──────── GIVEN DATA ────────

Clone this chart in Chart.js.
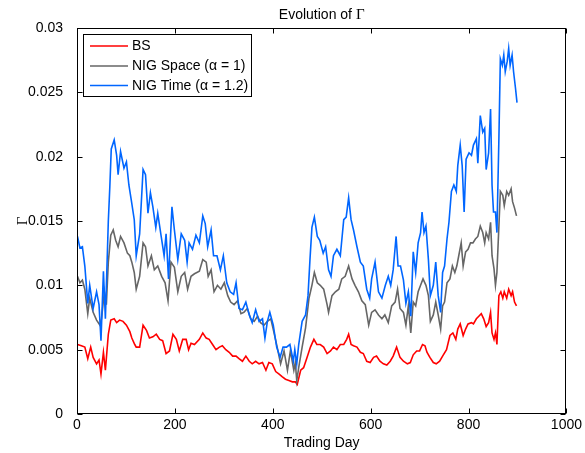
<!DOCTYPE html>
<html lang="en">
<head>
<meta charset="UTF-8">
<title>Evolution of Γ</title>
<script src="https://cdn.jsdelivr.net/npm/chart.js@4.4.1/dist/chart.umd.min.js"></script>
<style>
  html, body { margin: 0; padding: 0; background: #fff; }
</style>
</head>
<body>
<canvas id="myChart" width="585" height="453"></canvas>
<script>
// values (trading day, gamma)
const bsDay = [
  1, 9, 16, 22, 28, 33, 40, 45, 49, 54,
  58, 64, 69, 76, 81, 87, 94, 101, 108, 112,
  118, 121, 128, 135, 142, 148, 155, 162, 169, 175,
  182, 189, 196, 203, 209, 216, 223, 228, 233, 240,
  250, 257, 264, 270, 277, 284, 291, 297, 304, 311,
  318, 325, 331, 338, 345, 352, 358, 365, 372, 379,
  386, 392, 399, 406, 413, 419, 426, 433, 440, 446,
  450, 457, 463, 470, 477, 484, 490, 497, 504, 511,
  518, 524, 531, 538, 545, 551, 555, 560, 565, 572,
  579, 585, 592, 599, 606, 612, 619, 626, 633, 640,
  646, 653, 660, 667, 675, 681, 687, 694, 700, 706,
  711, 715, 721, 728, 734, 741, 747, 755, 762, 768,
  774, 778, 783, 789, 794, 799, 806, 810, 816, 821,
  826, 831, 836, 841, 845, 848, 852, 855, 858, 862,
  866, 870, 873, 878, 882, 887, 890, 894, 898
];
const bsGamma = [
  0.0054, 0.0053, 0.0052, 0.0043, 0.0052, 0.0044, 0.0039, 0.0042, 0.0031, 0.0048,
  0.0034, 0.0062, 0.0073, 0.0074, 0.0071, 0.0073, 0.0072, 0.0069, 0.0064, 0.0059,
  0.0054, 0.0052, 0.0052, 0.0069, 0.0065, 0.0059, 0.0060, 0.0062, 0.0058, 0.0057,
  0.0047, 0.0049, 0.0062, 0.0058, 0.0049, 0.0058, 0.0058, 0.0050, 0.0055, 0.0054,
  0.0058, 0.0063, 0.0059, 0.0058, 0.0054, 0.0050, 0.0052, 0.0053, 0.0050, 0.0048,
  0.0045, 0.0045, 0.0043, 0.0041, 0.0045, 0.0041, 0.0039, 0.0041, 0.0039, 0.0040,
  0.0034, 0.0040, 0.0039, 0.0033, 0.0031, 0.0029, 0.0027, 0.0026, 0.0025, 0.0025,
  0.0023, 0.0034, 0.0036, 0.0044, 0.0052, 0.0058, 0.0054, 0.0054, 0.0052, 0.0047,
  0.0049, 0.0052, 0.0050, 0.0054, 0.0054, 0.0058, 0.0062, 0.0054, 0.0053, 0.0052,
  0.0048, 0.0047, 0.0041, 0.0040, 0.0044, 0.0045, 0.0041, 0.0039, 0.0038, 0.0041,
  0.0045, 0.0052, 0.0044, 0.0041, 0.0039, 0.0040, 0.0046, 0.0049, 0.0049, 0.0054,
  0.0053, 0.0048, 0.0044, 0.0040, 0.0039, 0.0041, 0.0045, 0.0050, 0.0061, 0.0063,
  0.0058, 0.0066, 0.0070, 0.0061, 0.0066, 0.0070, 0.0071, 0.0070, 0.0074, 0.0076,
  0.0078, 0.0074, 0.0068, 0.0071, 0.0079, 0.0063, 0.0058, 0.0063, 0.0054, 0.0092,
  0.0095, 0.0090, 0.0095, 0.0090, 0.0097, 0.0092, 0.0095, 0.0087, 0.0084
];

const spaceDay = [
  1, 6, 11, 16, 22, 26, 33, 40, 47, 50,
  56, 60, 64, 69, 74, 79, 84, 89, 96, 103,
  108, 112, 117, 121, 128, 135, 140, 145, 152, 158,
  165, 173, 180, 186, 192, 199, 206, 213, 220, 226,
  233, 240, 250, 257, 264, 268, 274, 280, 287, 294,
  301, 308, 314, 321, 328, 335, 341, 348, 355, 362,
  369, 375, 382, 389, 396, 402, 409, 416, 423, 430,
  436, 443, 446, 449, 453, 460, 467, 474, 480, 485,
  491, 497, 504, 511, 514, 521, 528, 535, 541, 548,
  555, 562, 568, 575, 582, 589, 596, 602, 609, 616,
  623, 629, 636, 643, 650, 655, 660, 667, 672, 677,
  682, 687, 692, 697, 702, 707, 713, 718, 722, 728,
  733, 738, 743, 747, 751, 756, 762, 767, 772, 776,
  780, 785, 789, 794, 799, 804, 809, 814, 819, 824,
  829, 833, 836, 841, 845, 848, 852, 855, 858, 862,
  865, 870, 873, 878, 882, 887, 890, 894, 898
];
const spaceGamma = [
  0.0107, 0.0102, 0.0104, 0.0097, 0.0078, 0.0090, 0.0079, 0.0073, 0.0069, 0.0074,
  0.0095, 0.0085, 0.0118, 0.0139, 0.0143, 0.0135, 0.0130, 0.0138, 0.0133, 0.0125,
  0.0123, 0.0118, 0.0110, 0.0097, 0.0107, 0.0133, 0.0130, 0.0115, 0.0123, 0.0112,
  0.0115, 0.0107, 0.0102, 0.0088, 0.0118, 0.0114, 0.0095, 0.0107, 0.0110, 0.0097,
  0.0107, 0.0109, 0.0111, 0.0120, 0.0118, 0.0107, 0.0112, 0.0095, 0.0100, 0.0097,
  0.0102, 0.0092, 0.0087, 0.0085, 0.0088, 0.0078, 0.0079, 0.0082, 0.0074, 0.0072,
  0.0076, 0.0071, 0.0069, 0.0072, 0.0074, 0.0064, 0.0052, 0.0039, 0.0049, 0.0034,
  0.0049, 0.0034, 0.0040, 0.0026, 0.0036, 0.0052, 0.0067, 0.0090, 0.0100, 0.0110,
  0.0102, 0.0100, 0.0097, 0.0085, 0.0079, 0.0092, 0.0095, 0.0097, 0.0105, 0.0107,
  0.0115, 0.0105, 0.0100, 0.0095, 0.0088, 0.0085, 0.0069, 0.0079, 0.0081, 0.0077,
  0.0074, 0.0077, 0.0071, 0.0084, 0.0087, 0.0097, 0.0082, 0.0079, 0.0069, 0.0084,
  0.0063, 0.0087, 0.0084, 0.0095, 0.0100, 0.0105, 0.0100, 0.0092, 0.0072, 0.0077,
  0.0087, 0.0077, 0.0066, 0.0084, 0.0087, 0.0102, 0.0105, 0.0115, 0.0110, 0.0115,
  0.0123, 0.0133, 0.0115, 0.0126, 0.0128, 0.0133, 0.0133, 0.0136, 0.0138, 0.0146,
  0.0141, 0.0133, 0.0141, 0.0136, 0.0149, 0.0123, 0.0113, 0.0100, 0.0110, 0.0146,
  0.0173, 0.0170, 0.0162, 0.0173, 0.0170, 0.0175, 0.0165, 0.0160, 0.0154
];

const timeDay = [
  1, 6, 11, 16, 22, 26, 33, 40, 45, 49,
  54, 58, 64, 67, 70, 76, 81, 84, 89, 96,
  101, 106, 111, 117, 121, 128, 135, 140, 145, 150,
  155, 161, 165, 172, 178, 182, 187, 194, 199, 206,
  213, 220, 225, 229, 236, 243, 250, 257, 262, 267,
  274, 279, 286, 293, 299, 306, 313, 320, 325, 331,
  338, 345, 352, 358, 365, 372, 379, 384, 389, 394,
  401, 408, 415, 421, 428, 435, 442, 445, 449, 453,
  460, 467, 472, 476, 480, 485, 491, 496, 503, 508,
  514, 519, 524, 531, 538, 545, 550, 555, 560, 565,
  572, 579, 585, 592, 598, 602, 609, 616, 623, 630,
  636, 641, 646, 652, 656, 661, 667, 672, 677, 682,
  687, 692, 697, 702, 705, 709, 713, 718, 722, 728,
  733, 738, 743, 747, 751, 756, 760, 765, 770, 775,
  778, 783, 787, 791, 795, 801, 806, 810, 816, 819,
  824, 829, 833, 836, 841, 845, 848, 851, 855, 858,
  862, 865, 869, 872, 875, 879, 882, 885, 889, 892,
  896, 899
];
const timeGamma = [
  0.0138, 0.0129, 0.0130, 0.0115, 0.0086, 0.0100, 0.0082, 0.0095, 0.0085, 0.0057,
  0.0111, 0.0074, 0.0150, 0.0176, 0.0206, 0.0213, 0.0201, 0.0186, 0.0204, 0.0191,
  0.0196, 0.0178, 0.0166, 0.0151, 0.0123, 0.0140, 0.0190, 0.0186, 0.0156, 0.0172,
  0.0161, 0.0145, 0.0156, 0.0138, 0.0123, 0.0140, 0.0105, 0.0161, 0.0143, 0.0120,
  0.0140, 0.0135, 0.0118, 0.0133, 0.0128, 0.0139, 0.0133, 0.0154, 0.0148, 0.0130,
  0.0143, 0.0123, 0.0123, 0.0112, 0.0123, 0.0102, 0.0095, 0.0093, 0.0102, 0.0082,
  0.0081, 0.0087, 0.0077, 0.0071, 0.0081, 0.0072, 0.0074, 0.0059, 0.0072, 0.0079,
  0.0069, 0.0052, 0.0044, 0.0052, 0.0052, 0.0054, 0.0041, 0.0050, 0.0039, 0.0054,
  0.0072, 0.0077, 0.0092, 0.0120, 0.0145, 0.0153, 0.0138, 0.0135, 0.0125, 0.0130,
  0.0112, 0.0107, 0.0123, 0.0128, 0.0123, 0.0151, 0.0153, 0.0168, 0.0151, 0.0143,
  0.0130, 0.0118, 0.0115, 0.0097, 0.0090, 0.0105, 0.0118, 0.0095, 0.0090, 0.0100,
  0.0107, 0.0100, 0.0112, 0.0138, 0.0115, 0.0115, 0.0104, 0.0086, 0.0095, 0.0076,
  0.0126, 0.0110, 0.0133, 0.0141, 0.0157, 0.0141, 0.0146, 0.0120, 0.0092, 0.0100,
  0.0118, 0.0092, 0.0079, 0.0110, 0.0115, 0.0136, 0.0149, 0.0173, 0.0178, 0.0173,
  0.0193, 0.0209, 0.0193, 0.0157, 0.0198, 0.0203, 0.0201, 0.0209, 0.0214, 0.0195,
  0.0232, 0.0219, 0.0222, 0.0190, 0.0203, 0.0237, 0.0178, 0.0157, 0.0157, 0.0141,
  0.0214, 0.0276, 0.0271, 0.0279, 0.0266, 0.0274, 0.0284, 0.0271, 0.0279, 0.0266,
  0.0253, 0.0242
];

const seriesNames = ['BS', 'NIG Space (α = 1)', 'NIG Time (α = 1.2)'];
const xTicks = [0, 200, 400, 600, 800, 1000];
const yTicks = [0, 0.005, 0.01, 0.015, 0.02, 0.025, 0.03];

const SANS = '"Liberation Sans", Arial, Helvetica, sans-serif';
const SERIF = '"Liberation Serif", "Times New Roman", serif';
Chart.defaults.font.family = SANS;
Chart.defaults.font.size = 14;
Chart.defaults.color = '#000';

const toPoints = (days, vals) => days.map((d, i) => ({ x: d, y: vals[i] }));

// box, inward ticks, title and legend in the matlab way
const matlabFrame = {
  id: 'matlabFrame',
  afterDraw(chart) {
    const { ctx, chartArea: a, scales: { x, y } } = chart;
    ctx.save();
    ctx.strokeStyle = '#000';
    ctx.lineWidth = 1;
    const L = Math.round(a.left) + 0.5, R = Math.round(a.right) - 0.5;
    const T = Math.round(a.top) + 0.5, B = Math.round(a.bottom) - 0.5;
    ctx.strokeRect(L, T, R - L, B - T);
    const tl = 5;
    ctx.beginPath();
    xTicks.forEach(v => {
      const px = Math.round(x.getPixelForValue(v)) + 0.5;
      ctx.moveTo(px, B); ctx.lineTo(px, B - tl);
      ctx.moveTo(px, T); ctx.lineTo(px, T + tl);
    });
    yTicks.forEach(v => {
      const py = Math.round(y.getPixelForValue(v)) + 0.5;
      ctx.moveTo(L, py); ctx.lineTo(L + tl, py);
      ctx.moveTo(R, py); ctx.lineTo(R - tl, py);
    });
    ctx.stroke();

    // title: sans text with a serif Gamma
    ctx.fillStyle = '#000';
    ctx.textBaseline = 'alphabetic';
    ctx.textAlign = 'left';
    const head = 'Evolution of ';
    ctx.font = '14px ' + SANS;
    const w1 = ctx.measureText(head).width;
    ctx.font = '15px ' + SERIF;
    const w2 = ctx.measureText('Γ').width;
    const tx = (a.left + a.right) / 2 - (w1 + w2) / 2;
    ctx.font = '14px ' + SANS;
    ctx.fillText(head, tx, 19);
    ctx.font = '15px ' + SERIF;
    ctx.fillText('Γ', tx + w1, 19);

    // legend
    ctx.font = '14px ' + SANS;
    ctx.fillStyle = '#fff';
    ctx.fillRect(83.5, 34.5, 168, 62);
    ctx.strokeRect(83.5, 34.5, 168, 62);
    const rows = [46, 66, 85.5];
    const colors = ['#ff0000', '#666666', '#0066ff'];
    ctx.textBaseline = 'middle';
    seriesNames.forEach((name, i) => {
      ctx.strokeStyle = colors[i];
      ctx.lineWidth = 1.6;
      ctx.beginPath();
      ctx.moveTo(90, rows[i]);
      ctx.lineTo(128, rows[i]);
      ctx.stroke();
      ctx.fillStyle = '#000';
      ctx.fillText(name, 132, rows[i] + 0.5);
    });
    ctx.restore();
  }
};

const ctx = document.getElementById('myChart').getContext('2d');
const myChart = new Chart(ctx, {
  type: 'line',
  data: {
    datasets: [
      { label: seriesNames[0], data: toPoints(bsDay, bsGamma), borderColor: '#ff0000', order: 3 },
      { label: seriesNames[1], data: toPoints(spaceDay, spaceGamma), borderColor: '#666666', order: 2 },
      { label: seriesNames[2], data: toPoints(timeDay, timeGamma), borderColor: '#0066ff', order: 1 }
    ]
  },
  options: {
    responsive: false,
    animation: false,
    devicePixelRatio: 1,
    events: [],
    layout: { padding: { top: 28, right: 17, left: 0, bottom: 0 } },
    elements: {
      point: { radius: 0 },
      line: { borderWidth: 1.6, tension: 0, fill: false }
    },
    plugins: {
      legend: { display: false },
      title: { display: false },
      tooltip: { enabled: false }
    },
    scales: {
      x: {
        type: 'linear',
        min: 0,
        max: 1000,
        afterBuildTicks: s => { s.ticks = xTicks.map(v => ({ value: v })); },
        afterFit: s => { s.height = 39; },
        ticks: { callback: v => String(v), padding: 3, maxRotation: 0, font: { size: 14 } },
        grid: { display: false, drawTicks: false },
        border: { display: false },
        title: { display: true, text: 'Trading Day', font: { size: 14 }, padding: { top: 0, bottom: 1 } }
      },
      y: {
        type: 'linear',
        min: 0,
        max: 0.03,
        afterBuildTicks: s => { s.ticks = yTicks.map(v => ({ value: v })); },
        afterFit: s => { s.width = 77; },
        ticks: { callback: v => String(v), padding: 14, font: { size: 14 } },
        grid: { display: false, drawTicks: false },
        border: { display: false },
        title: { display: true, text: 'Γ', font: { size: 15, family: SERIF }, padding: { top: 13.6, bottom: 0 } }
      }
    }
  },
  plugins: [matlabFrame]
});
</script>
</body>
</html>
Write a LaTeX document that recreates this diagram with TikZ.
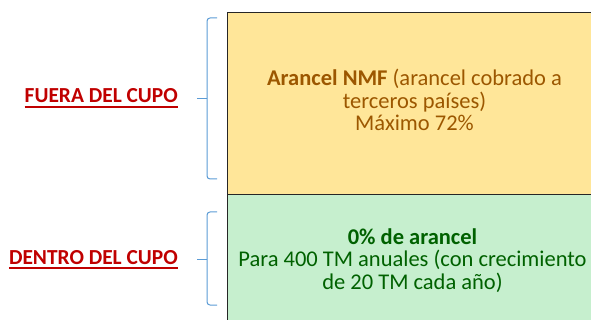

────────

* REQUEST *
Choose all lines containing the string "with" and copy them out.

* OUTPUT FOR THIS EXERCISE *
    // title: sans text with a serif Gamma
Write a LaTeX document that recreates this diagram with TikZ.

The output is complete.